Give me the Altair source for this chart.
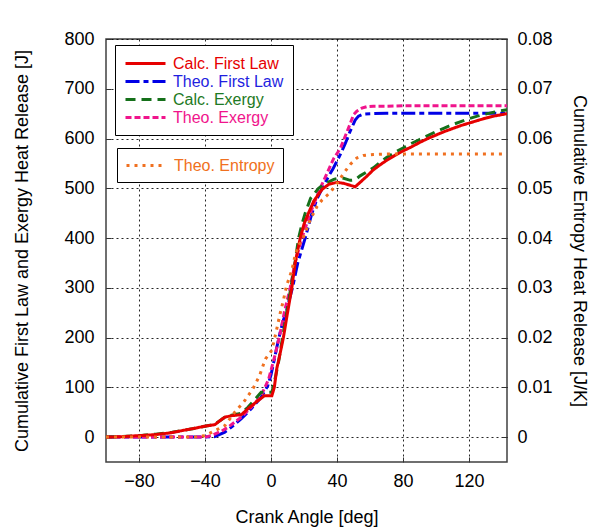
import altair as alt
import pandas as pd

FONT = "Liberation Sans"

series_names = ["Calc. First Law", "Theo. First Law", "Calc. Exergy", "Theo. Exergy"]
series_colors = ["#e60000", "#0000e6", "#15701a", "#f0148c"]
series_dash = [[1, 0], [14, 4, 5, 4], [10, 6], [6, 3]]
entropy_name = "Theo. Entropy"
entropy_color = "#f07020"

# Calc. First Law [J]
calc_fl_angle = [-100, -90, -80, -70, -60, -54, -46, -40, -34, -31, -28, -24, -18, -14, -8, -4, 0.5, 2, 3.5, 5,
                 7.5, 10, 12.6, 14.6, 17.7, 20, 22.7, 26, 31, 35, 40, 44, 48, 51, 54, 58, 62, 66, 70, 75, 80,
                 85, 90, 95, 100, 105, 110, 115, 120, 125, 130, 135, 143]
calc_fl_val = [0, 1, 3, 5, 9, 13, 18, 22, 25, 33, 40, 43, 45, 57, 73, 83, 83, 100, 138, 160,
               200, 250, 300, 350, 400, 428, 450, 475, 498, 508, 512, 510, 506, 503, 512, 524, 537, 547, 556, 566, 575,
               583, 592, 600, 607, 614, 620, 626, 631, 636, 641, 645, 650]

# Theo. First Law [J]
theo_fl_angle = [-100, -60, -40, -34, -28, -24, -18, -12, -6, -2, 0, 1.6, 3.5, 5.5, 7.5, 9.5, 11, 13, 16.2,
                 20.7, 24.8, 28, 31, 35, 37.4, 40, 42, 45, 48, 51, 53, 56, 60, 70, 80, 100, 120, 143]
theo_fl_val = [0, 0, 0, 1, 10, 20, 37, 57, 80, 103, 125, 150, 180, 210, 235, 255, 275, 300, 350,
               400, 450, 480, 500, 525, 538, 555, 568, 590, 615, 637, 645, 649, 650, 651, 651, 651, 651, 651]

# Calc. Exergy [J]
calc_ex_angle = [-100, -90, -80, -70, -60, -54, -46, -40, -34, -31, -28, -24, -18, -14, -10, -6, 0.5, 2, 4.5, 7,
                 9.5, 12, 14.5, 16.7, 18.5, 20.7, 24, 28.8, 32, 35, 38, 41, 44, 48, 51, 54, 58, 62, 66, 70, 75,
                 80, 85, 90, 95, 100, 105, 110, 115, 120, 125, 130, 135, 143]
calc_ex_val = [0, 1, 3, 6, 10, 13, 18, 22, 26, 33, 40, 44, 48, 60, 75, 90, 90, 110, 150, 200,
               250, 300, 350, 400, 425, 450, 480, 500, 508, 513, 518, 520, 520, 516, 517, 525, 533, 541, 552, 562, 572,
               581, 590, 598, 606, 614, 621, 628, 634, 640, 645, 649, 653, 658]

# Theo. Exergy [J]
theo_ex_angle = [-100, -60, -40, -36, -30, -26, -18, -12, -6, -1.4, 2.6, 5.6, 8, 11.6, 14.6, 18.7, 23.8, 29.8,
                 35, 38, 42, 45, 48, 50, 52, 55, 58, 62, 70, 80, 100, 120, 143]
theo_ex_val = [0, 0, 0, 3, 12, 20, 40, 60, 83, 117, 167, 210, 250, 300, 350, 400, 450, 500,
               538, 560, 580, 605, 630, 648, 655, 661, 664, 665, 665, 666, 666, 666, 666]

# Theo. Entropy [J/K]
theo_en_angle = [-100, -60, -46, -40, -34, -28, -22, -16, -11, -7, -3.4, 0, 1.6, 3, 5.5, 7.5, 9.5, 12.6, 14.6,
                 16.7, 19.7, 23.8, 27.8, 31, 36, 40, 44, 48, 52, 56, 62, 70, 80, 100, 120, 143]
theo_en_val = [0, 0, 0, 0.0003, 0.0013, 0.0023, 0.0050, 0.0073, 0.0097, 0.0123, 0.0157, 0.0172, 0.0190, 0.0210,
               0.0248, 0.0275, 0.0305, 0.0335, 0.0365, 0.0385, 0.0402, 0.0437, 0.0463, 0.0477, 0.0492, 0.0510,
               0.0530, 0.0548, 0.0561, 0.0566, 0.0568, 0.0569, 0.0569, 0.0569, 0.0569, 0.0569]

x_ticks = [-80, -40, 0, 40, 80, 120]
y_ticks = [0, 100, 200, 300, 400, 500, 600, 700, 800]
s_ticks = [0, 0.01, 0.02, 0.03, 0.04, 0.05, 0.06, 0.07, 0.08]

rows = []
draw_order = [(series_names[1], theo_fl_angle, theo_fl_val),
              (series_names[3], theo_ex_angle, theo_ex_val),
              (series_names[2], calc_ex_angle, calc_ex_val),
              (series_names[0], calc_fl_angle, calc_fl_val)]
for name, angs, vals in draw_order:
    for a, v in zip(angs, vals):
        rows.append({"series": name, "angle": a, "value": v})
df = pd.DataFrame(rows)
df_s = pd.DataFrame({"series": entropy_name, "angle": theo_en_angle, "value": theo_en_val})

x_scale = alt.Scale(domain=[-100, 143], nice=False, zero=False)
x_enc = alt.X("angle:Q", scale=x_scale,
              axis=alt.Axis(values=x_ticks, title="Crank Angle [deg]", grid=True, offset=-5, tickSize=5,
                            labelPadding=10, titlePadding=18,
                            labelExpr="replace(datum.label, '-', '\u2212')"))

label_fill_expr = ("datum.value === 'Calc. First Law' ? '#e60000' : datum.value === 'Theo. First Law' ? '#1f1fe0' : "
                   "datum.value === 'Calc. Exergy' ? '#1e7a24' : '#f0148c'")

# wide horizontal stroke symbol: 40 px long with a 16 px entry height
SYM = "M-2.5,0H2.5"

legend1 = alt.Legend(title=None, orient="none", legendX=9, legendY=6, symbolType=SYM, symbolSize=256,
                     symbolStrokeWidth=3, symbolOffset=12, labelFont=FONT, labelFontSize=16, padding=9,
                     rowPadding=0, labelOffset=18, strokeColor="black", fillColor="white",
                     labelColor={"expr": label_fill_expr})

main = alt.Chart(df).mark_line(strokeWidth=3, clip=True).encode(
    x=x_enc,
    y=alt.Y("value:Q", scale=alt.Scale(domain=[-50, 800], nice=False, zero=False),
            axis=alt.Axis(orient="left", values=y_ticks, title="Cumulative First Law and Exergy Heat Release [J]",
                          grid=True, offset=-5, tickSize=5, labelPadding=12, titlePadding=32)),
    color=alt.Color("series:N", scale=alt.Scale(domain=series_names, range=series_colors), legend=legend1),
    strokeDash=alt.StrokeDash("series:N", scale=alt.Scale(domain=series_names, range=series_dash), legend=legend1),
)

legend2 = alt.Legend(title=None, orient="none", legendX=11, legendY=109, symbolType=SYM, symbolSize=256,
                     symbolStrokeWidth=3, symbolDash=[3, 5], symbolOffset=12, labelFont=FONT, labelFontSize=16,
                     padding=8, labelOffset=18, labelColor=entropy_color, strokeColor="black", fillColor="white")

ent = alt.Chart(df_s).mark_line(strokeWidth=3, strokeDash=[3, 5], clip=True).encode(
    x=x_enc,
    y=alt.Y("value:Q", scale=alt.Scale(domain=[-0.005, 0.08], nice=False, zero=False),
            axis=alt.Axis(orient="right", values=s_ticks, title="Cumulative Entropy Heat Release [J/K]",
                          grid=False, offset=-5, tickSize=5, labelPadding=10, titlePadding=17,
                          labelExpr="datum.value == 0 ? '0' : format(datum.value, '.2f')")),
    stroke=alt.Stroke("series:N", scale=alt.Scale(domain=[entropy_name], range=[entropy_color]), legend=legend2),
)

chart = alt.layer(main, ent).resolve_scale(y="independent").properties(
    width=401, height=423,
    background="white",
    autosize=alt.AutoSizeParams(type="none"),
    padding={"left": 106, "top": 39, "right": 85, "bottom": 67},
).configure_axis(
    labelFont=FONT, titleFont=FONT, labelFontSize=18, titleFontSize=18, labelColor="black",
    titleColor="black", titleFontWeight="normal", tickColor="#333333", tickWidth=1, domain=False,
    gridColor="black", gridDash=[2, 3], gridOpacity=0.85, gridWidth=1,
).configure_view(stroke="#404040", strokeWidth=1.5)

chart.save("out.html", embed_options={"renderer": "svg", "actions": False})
---
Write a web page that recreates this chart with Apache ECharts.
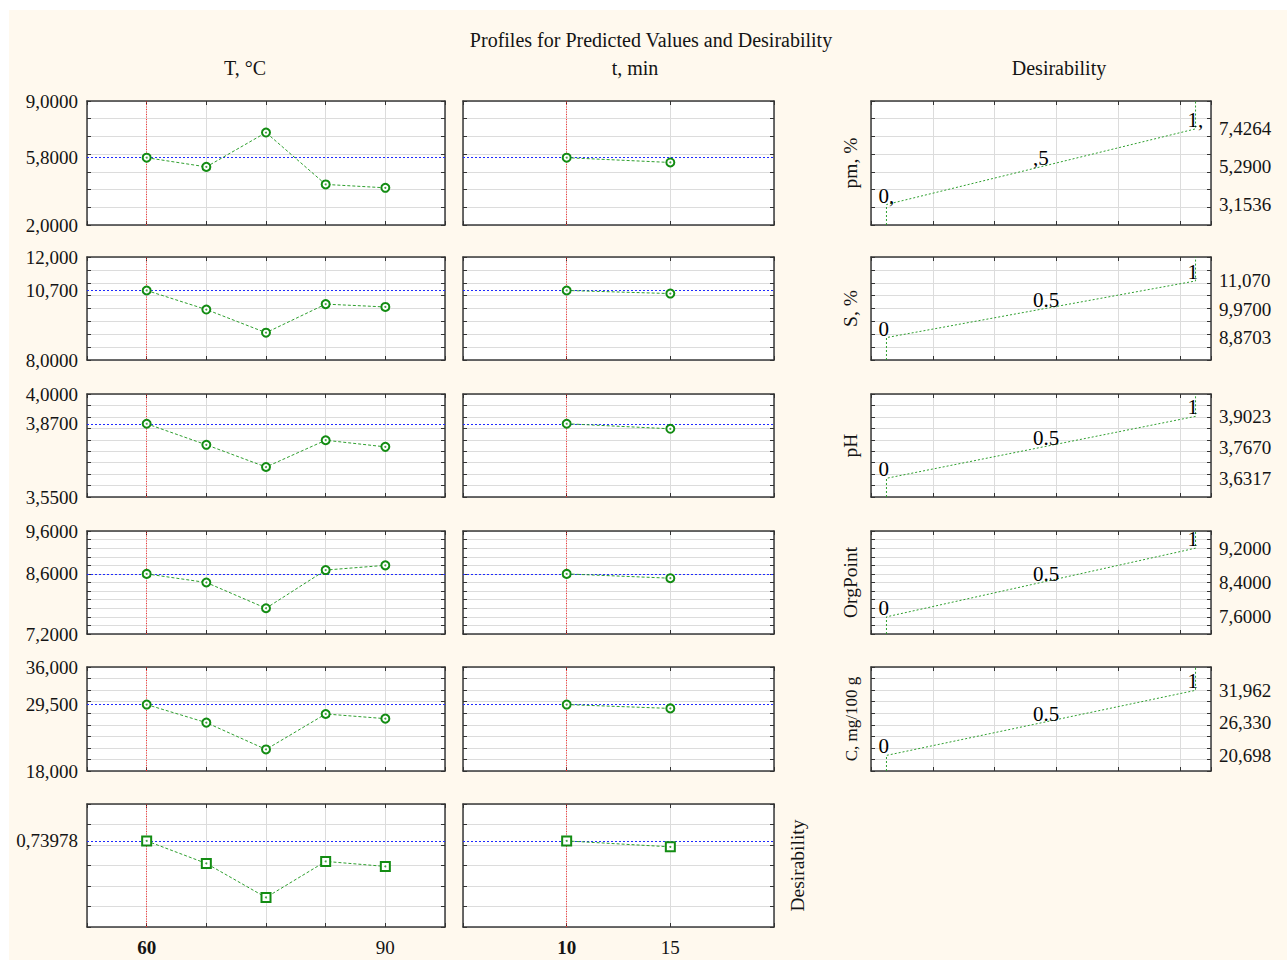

▶ _Exercise description_
From the listing above, collect every line that mentions the word "with".

▶ _Expected output_
# wide horizontal stroke symbol: 40 px long with a 16 px entry height
Write a web page that recreates this chart with Apache ECharts.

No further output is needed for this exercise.